Our battery test is pretty simple. We set the brightness of the display to 200 nits, turn off all the extra radios and notifications and power-draining stuff, navigate to a 24-hour video on Youtube, and play it in full screen until the computer dies. That sadly doesn’t replicate how we all use our laptops (except for me on weekends), but it’s how we test every laptop and it gives us a solid baseline for understanding each one.

By our metric, the Pixelbook Go has incredible battery life. On average in our test, a Chrome laptop lasts 9 hours and 6 minutes, and a Windows 10 laptop lasts 9 hours and 44 minutes. The Google Pixelbook Go lasts over 13.5 hours—the only machines that beat it are wimpy Windows 10 devices with Qualcomm processors. It’s a remarkable battery life—especially given that I’ve been using the i5 version. The cheaper m3 version is presumably even better, and that battery life alone makes it a compelling option. There’s nothing that can really compete with it in terms of weight, size, or battery life.

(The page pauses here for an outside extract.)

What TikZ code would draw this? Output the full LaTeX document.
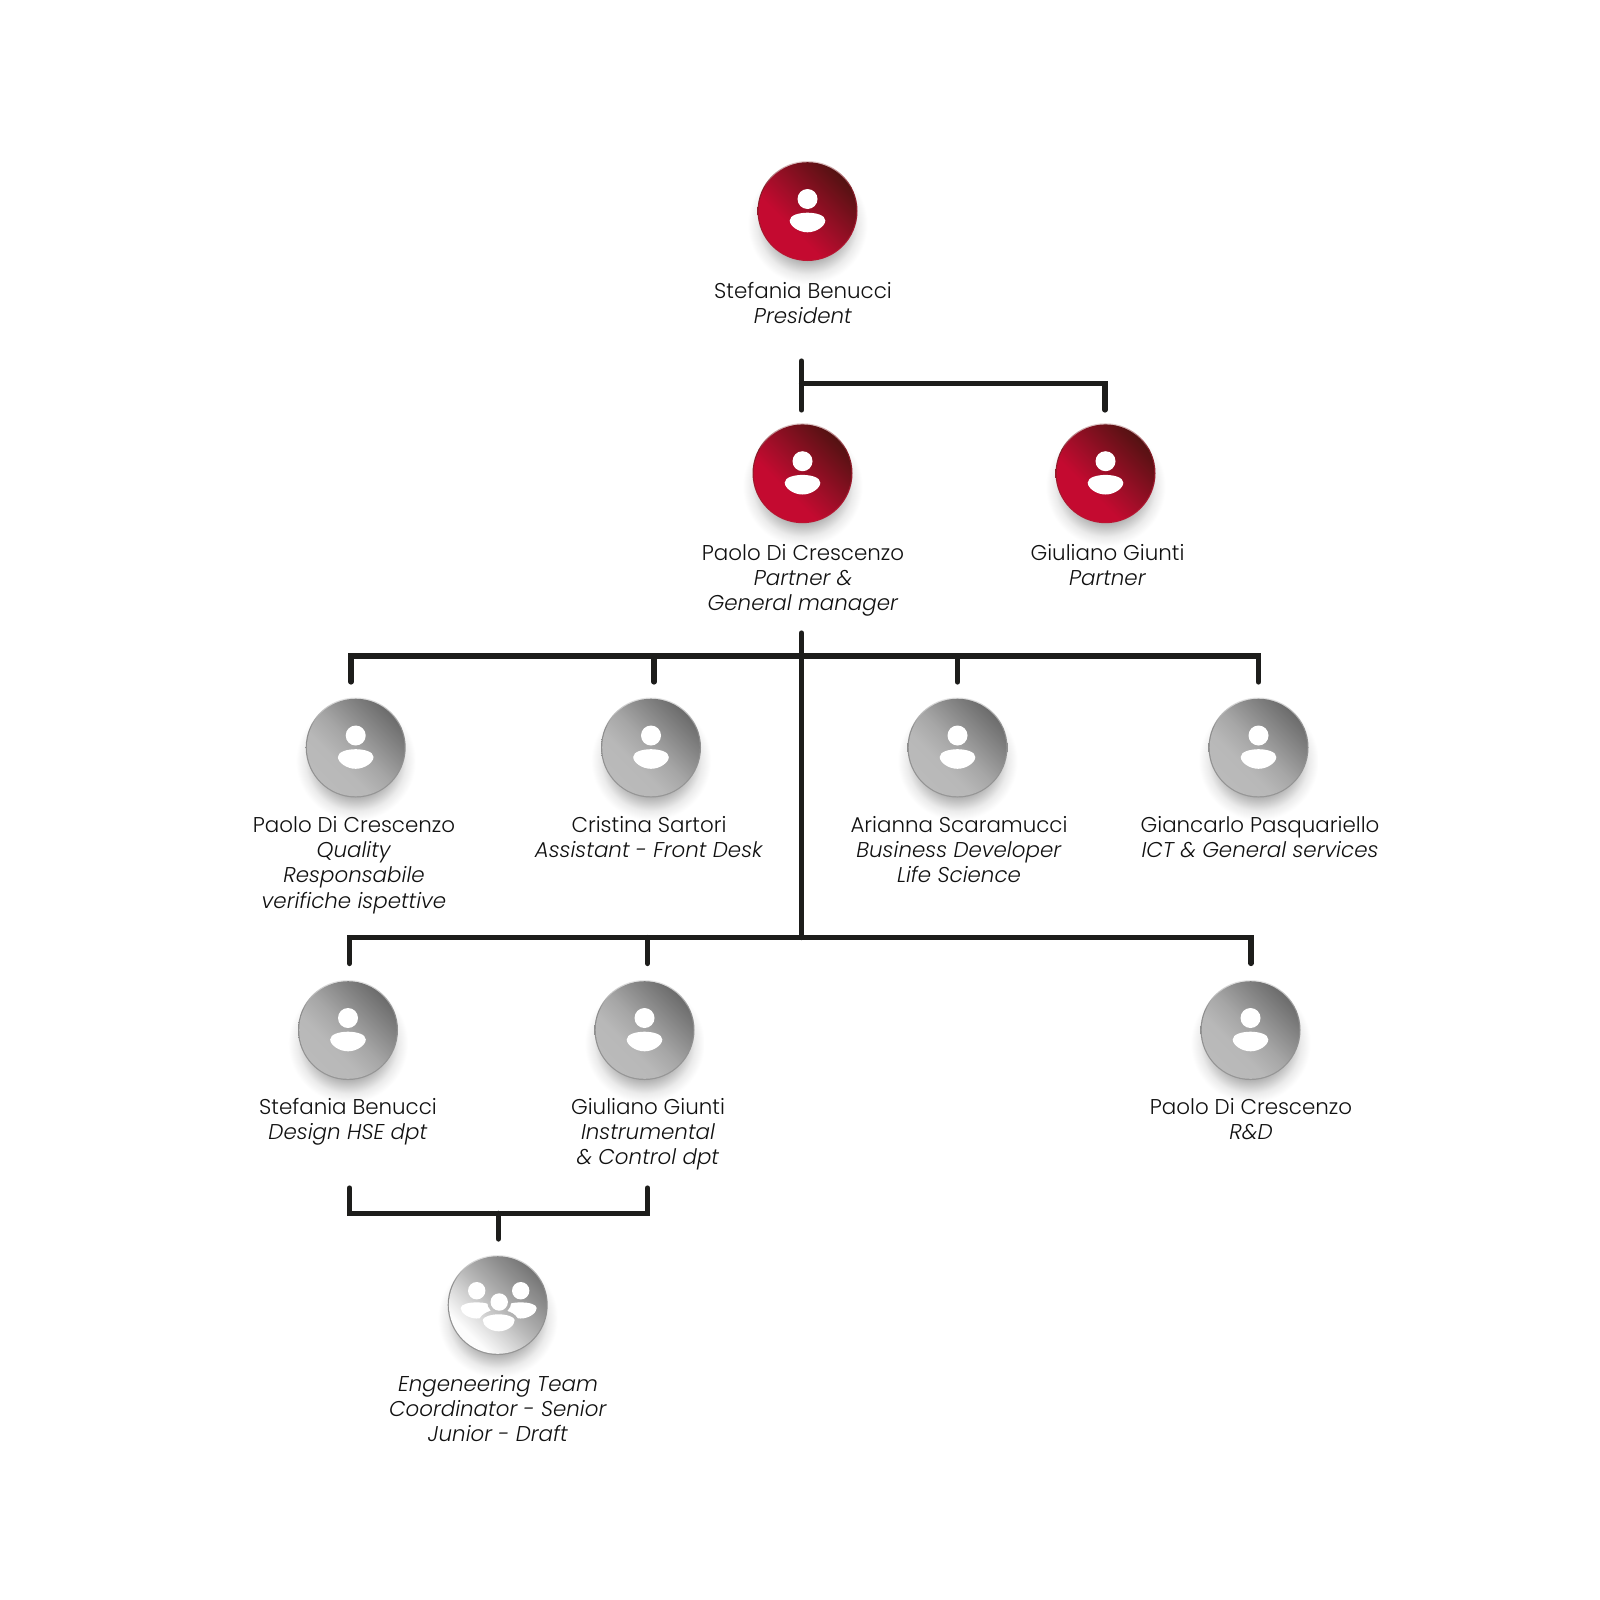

Back at the early October event where Google introduced the device, I spoke with Google VP Phil Carmack and Senior Product Manager Ben Janfosky, and they insisted that every element of the Pixelbook Go was about creating a device that’s a perfect portable machine. I don’t think it quite nailed that goal. Chrome OS is a great tablet OS, and it would be nice if the Pixelbook Go made use of that strength. But it’s also really light, thin, has great build quality, and it has some of the best battery life found in a laptop right now. It’s not the perfect portable machine, but it comes awfully close. If you’re in the market for a Chromebook and you can afford to spend just a little more money, the $650 Pixelbook Go should be a laptop that lasts you for hours after the cheaper ones have died, and if the price ever drops there’s no better Chromebook choice.